*EXERCISE GOAL:*
Write out the listing, please, but only from its first line through the line containing "import plotly.graph_objects as go", exactly as given and without pictures.

*DATA EXTRACT:*
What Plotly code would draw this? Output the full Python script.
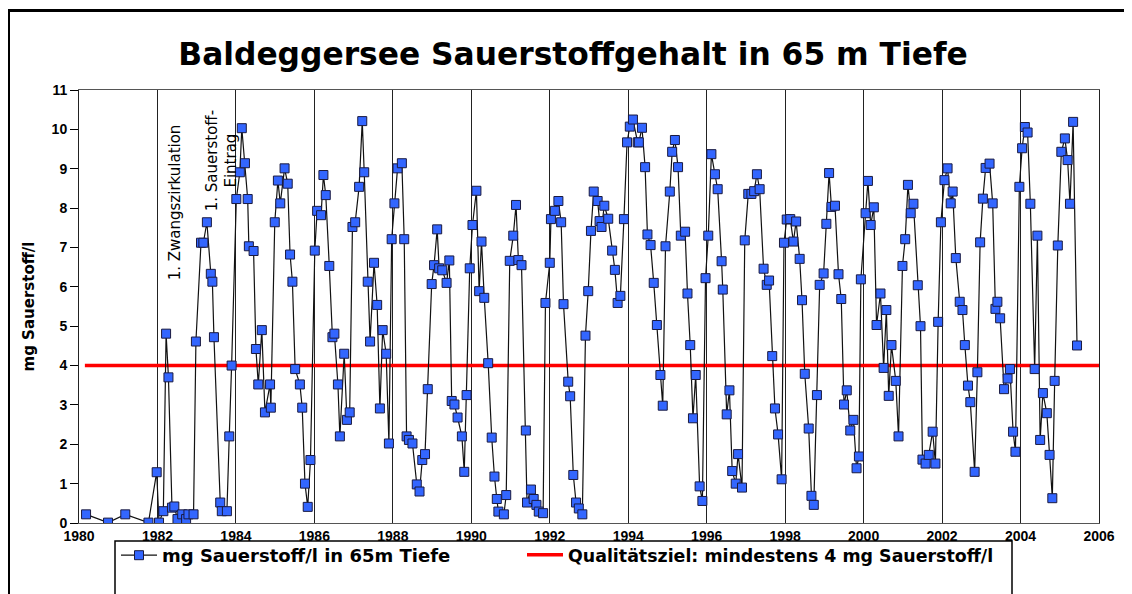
import plotly.graph_objects as go

# ---- data ----
years = [1980.18, 1980.74, 1981.18, 1981.77, 1981.98, 1982.04, 1982.15, 1982.22, 1982.28, 1982.37,
         1982.43, 1982.51, 1982.63, 1982.73, 1982.79, 1982.92, 1982.98, 1983.11, 1983.17, 1983.26,
         1983.36, 1983.40, 1983.44, 1983.60, 1983.64, 1983.77, 1983.83, 1983.89, 1984.01, 1984.10,
         1984.15, 1984.23, 1984.30, 1984.33, 1984.45, 1984.51, 1984.57, 1984.66, 1984.74, 1984.87,
         1984.89, 1984.99, 1985.07, 1985.13, 1985.24, 1985.32, 1985.38, 1985.44, 1985.51, 1985.63,
         1985.69, 1985.76, 1985.83, 1985.90, 1986.01, 1986.07, 1986.17, 1986.23, 1986.29, 1986.38,
         1986.46, 1986.51, 1986.60, 1986.65, 1986.76, 1986.83, 1986.90, 1986.97, 1987.04, 1987.14,
         1987.22, 1987.27, 1987.36, 1987.42, 1987.52, 1987.60, 1987.67, 1987.74, 1987.83, 1987.90,
         1987.97, 1988.04, 1988.12, 1988.23, 1988.29, 1988.35, 1988.41, 1988.50, 1988.61, 1988.68,
         1988.75, 1988.82, 1988.89, 1988.99, 1989.05, 1989.13, 1989.18, 1989.26, 1989.37, 1989.44,
         1989.50, 1989.57, 1989.65, 1989.76, 1989.82, 1989.88, 1989.96, 1990.03, 1990.13, 1990.20,
         1990.26, 1990.33, 1990.43, 1990.52, 1990.59, 1990.65, 1990.69, 1990.83, 1990.89, 1990.98,
         1991.07, 1991.14, 1991.20, 1991.28, 1991.39, 1991.42, 1991.52, 1991.59, 1991.66, 1991.72,
         1991.83, 1991.89, 1992.00, 1992.03, 1992.13, 1992.22, 1992.29, 1992.35, 1992.47, 1992.52,
         1992.60, 1992.67, 1992.74, 1992.83, 1992.91, 1992.98, 1993.05, 1993.12, 1993.22, 1993.27,
         1993.32, 1993.39, 1993.49, 1993.59, 1993.66, 1993.73, 1993.80, 1993.89, 1993.97, 1994.04,
         1994.12, 1994.24, 1994.27, 1994.35, 1994.43, 1994.49, 1994.57, 1994.65, 1994.73, 1994.82,
         1994.88, 1994.95, 1995.06, 1995.12, 1995.19, 1995.27, 1995.34, 1995.45, 1995.51, 1995.58,
         1995.65, 1995.72, 1995.82, 1995.89, 1995.97, 1996.04, 1996.12, 1996.21, 1996.28, 1996.38,
         1996.41, 1996.51, 1996.58, 1996.65, 1996.74, 1996.80, 1996.90, 1996.97, 1997.06, 1997.14,
         1997.21, 1997.28, 1997.35, 1997.45, 1997.53, 1997.59, 1997.67, 1997.74, 1997.82, 1997.91,
         1997.97, 1998.04, 1998.13, 1998.21, 1998.28, 1998.37, 1998.43, 1998.50, 1998.60, 1998.67,
         1998.73, 1998.81, 1998.88, 1998.98, 1999.05, 1999.12, 1999.18, 1999.27, 1999.36, 1999.43,
         1999.50, 1999.57, 1999.66, 1999.74, 1999.82, 1999.88, 1999.93, 2000.05, 2000.11, 2000.18,
         2000.26, 2000.33, 2000.43, 2000.51, 2000.58, 2000.64, 2000.71, 2000.82, 2000.89, 2000.99,
         2001.06, 2001.13, 2001.20, 2001.27, 2001.38, 2001.45, 2001.50, 2001.58, 2001.66, 2001.76,
         2001.83, 2001.90, 2001.97, 2002.06, 2002.14, 2002.22, 2002.27, 2002.35, 2002.45, 2002.52,
         2002.58, 2002.66, 2002.72, 2002.83, 2002.90, 2002.97, 2003.04, 2003.11, 2003.21, 2003.29,
         2003.36, 2003.41, 2003.48, 2003.58, 2003.67, 2003.73, 2003.81, 2003.87, 2003.97, 2004.04,
         2004.11, 2004.18, 2004.25, 2004.36, 2004.43, 2004.50, 2004.57, 2004.67, 2004.74, 2004.81,
         2004.87, 2004.95, 2005.04, 2005.13, 2005.20, 2005.26, 2005.34, 2005.44]

oxygen = [0.22, 0.01, 0.22, 0.01, 1.29, 0.01, 0.30, 4.81, 3.70, 0.39,
          0.42, 0.10, 0.22, 0.10, 0.22, 0.22, 4.61, 7.12, 7.12, 7.64,
          6.33, 6.13, 4.72, 0.52, 0.30, 0.30, 2.20, 4.00, 8.23, 8.91,
          10.03, 9.14, 8.23, 7.03, 6.91, 4.42, 3.52, 4.90, 2.81, 3.52,
          2.93, 7.64, 8.70, 8.12, 9.01, 8.62, 6.82, 6.13, 3.91, 3.52,
          2.93, 1.00, 0.41, 1.60, 6.92, 7.93, 7.82, 8.84, 8.33, 6.53,
          4.72, 4.81, 3.52, 2.20, 4.30, 2.62, 2.81, 7.52, 7.64, 8.54,
          10.21, 8.91, 6.13, 4.61, 6.61, 5.54, 2.91, 4.90, 4.30, 2.02,
          7.21, 8.12, 9.01, 9.14, 7.21, 2.20, 2.11, 2.02, 0.98, 0.80,
          1.60, 1.75, 3.40, 6.07, 6.55, 7.46, 6.47, 6.42, 6.10, 6.67,
          3.10, 3.01, 2.68, 2.20, 1.30, 3.25, 6.47, 7.57, 8.44, 5.89,
          7.15, 5.72, 4.06, 2.17, 1.18, 0.61, 0.29, 0.22, 0.71, 6.66,
          7.30, 8.08, 6.68, 6.55, 2.35, 0.52, 0.85, 0.61, 0.46, 0.29,
          0.25, 5.59, 6.61, 7.72, 7.93, 8.18, 7.64, 5.56, 3.59, 3.22,
          1.22, 0.52, 0.37, 0.22, 4.76, 5.89, 7.42, 8.42, 8.18, 7.67,
          7.52, 8.06, 7.73, 6.92, 6.43, 5.59, 5.77, 7.72, 9.67, 10.07,
          10.25, 9.67, 9.67, 10.04, 9.04, 7.33, 7.06, 6.10, 5.03, 3.76,
          2.98, 7.03, 8.42, 9.43, 9.73, 9.04, 7.30, 7.40, 5.83, 4.52,
          2.66, 3.76, 0.93, 0.56, 6.22, 7.30, 9.37, 8.86, 8.48, 6.65,
          5.93, 2.76, 3.37, 1.32, 1.00, 1.75, 0.90, 7.18, 8.36, 8.36,
          8.43, 8.86, 8.48, 6.46, 6.05, 6.16, 4.24, 2.91, 2.25, 1.11,
          7.12, 7.71, 7.72, 7.15, 7.66, 6.71, 5.66, 3.79, 2.40, 0.69,
          0.46, 3.25, 6.05, 6.34, 7.60, 8.89, 8.03, 8.06, 6.32, 5.69,
          3.01, 3.37, 2.35, 2.62, 1.39, 1.69, 6.19, 7.87, 8.69, 7.57,
          8.02, 5.03, 5.83, 3.94, 5.41, 3.23, 4.52, 3.61, 2.20, 6.53,
          7.21, 8.59, 7.87, 8.11, 6.04, 5.00, 1.61, 1.51, 1.73, 2.32,
          1.51, 5.11, 7.64, 8.71, 9.01, 8.12, 8.42, 6.73, 5.62, 5.41,
          4.52, 3.49, 3.07, 1.30, 3.83, 7.13, 8.24, 9.02, 9.13, 8.12,
          5.44, 5.62, 5.20, 3.40, 3.67, 3.91, 2.32, 1.81, 8.54, 9.52,
          10.06, 9.92, 8.11, 3.91, 7.30, 2.11, 3.30, 2.79, 1.73, 0.63,
          3.61, 7.05, 9.43, 9.77, 9.22, 8.11, 10.19, 4.51]

goal_x = [1980.15, 2006]
goal_y = [4, 4]

series_name = "mg Sauerstoff/l in 65m Tiefe"
goal_name = "Qualitätsziel: mindestens 4 mg Sauerstoff/l"
title_text = "Baldeggersee Sauerstoffgehalt in 65 m Tiefe"
y_title = "mg Sauerstoff/l"
x_ticks = list(range(1980, 2007, 2))
y_ticks = list(range(0, 12))

WIDE = "DejaVu Sans, Verdana, sans-serif"
ARIAL = "Liberation Sans, Arial, sans-serif"

fig = go.Figure()
fig.add_trace(go.Scatter(
    x=goal_x, y=goal_y, mode="lines", name=goal_name,
    line=dict(color="#FF0000", width=3.5), legend="legend2"))
fig.add_trace(go.Scatter(
    x=years, y=oxygen, mode="lines+markers", name=series_name,
    line=dict(color="#111111", width=1.2),
    marker=dict(symbol="square", size=9, color="#3366FF",
                line=dict(color="#1a1a40", width=1)),
    legend="legend"))

# page has an 8px body margin: positions below are in screen pixels
OFF = 8
W, H = 1132, 594
L, T = 79 - OFF, 90 - OFF
R = W - (1099 - OFF)
B = H - (523 - OFF)
pw, ph = W - L - R, H - T - B


def px_x(sx):
    return (sx - OFF - L) / pw


def px_y(sy):
    return (H - B - (sy - OFF)) / ph


fig.update_layout(
    width=W, height=H,
    margin=dict(l=L, r=R, t=T, b=B, autoexpand=False),
    paper_bgcolor="white", plot_bgcolor="white",
    title=dict(text=title_text, x=(573 - OFF) / W, xanchor="center",
               y=1 - (54 - OFF) / H, yanchor="middle", yref="container",
               font=dict(family=WIDE, size=31.3, color="black", weight="bold")),
    xaxis=dict(range=[1980, 2006], tickvals=x_ticks, showgrid=True,
               gridcolor="#222222", gridwidth=1, zeroline=False,
               showline=True, linecolor="#555555", linewidth=1, mirror=True,
               ticks="", ticklen=0,
               tickfont=dict(family=ARIAL, size=14, color="black", weight="bold")),
    yaxis=dict(range=[0, 11], tickvals=y_ticks, showgrid=False, zeroline=False,
               showline=True, linecolor="#222222", linewidth=1, mirror=True,
               ticks="outside", ticklen=8, tickcolor="black",
               tickfont=dict(family=ARIAL, size=14, color="black", weight="bold"),
               title=dict(text=y_title, standoff=13,
                          font=dict(family=WIDE, size=15, color="black", weight="bold"))),
    legend=dict(orientation="h", x=px_x(116), xanchor="left", y=px_y(537), yanchor="top",
                borderwidth=0, bgcolor="rgba(0,0,0,0)", itemwidth=36,
                font=dict(family=WIDE, size=18, color="black", weight="bold")),
    legend2=dict(orientation="h", x=px_x(522), xanchor="left", y=px_y(537), yanchor="top",
                 borderwidth=0, bgcolor="rgba(0,0,0,0)", itemwidth=36,
                 font=dict(family=WIDE, size=17.4, color="black", weight="bold")),
    showlegend=True,
    annotations=[
        dict(x=1982.45, y=8.15, xref="x", yref="y", text="1. Zwangszirkulation",
             textangle=-90, showarrow=False,
             font=dict(family=WIDE, size=15, color="black")),
        dict(x=1983.63, y=9.2, xref="x", yref="y", text="1. Sauerstoff-<br>Eintrag",
             textangle=-90, showarrow=False,
             font=dict(family=WIDE, size=15, color="black")),
    ],
    shapes=[
        dict(type="rect", xref="paper", yref="paper",
             x0=px_x(8.5), x1=px_x(1160), y0=px_y(640), y1=px_y(10.5),
             line=dict(color="black", width=3), fillcolor="rgba(0,0,0,0)", layer="above"),
        dict(type="rect", xref="paper", yref="paper",
             x0=px_x(115), x1=px_x(1012), y0=px_y(640), y1=px_y(541),
             line=dict(color="black", width=1.5), fillcolor="rgba(0,0,0,0)", layer="above"),
    ],
)

fig.write_html("out.html")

*THE RESPONSE:*
What Plotly code would draw this? Output the full Python script.
import plotly.graph_objects as go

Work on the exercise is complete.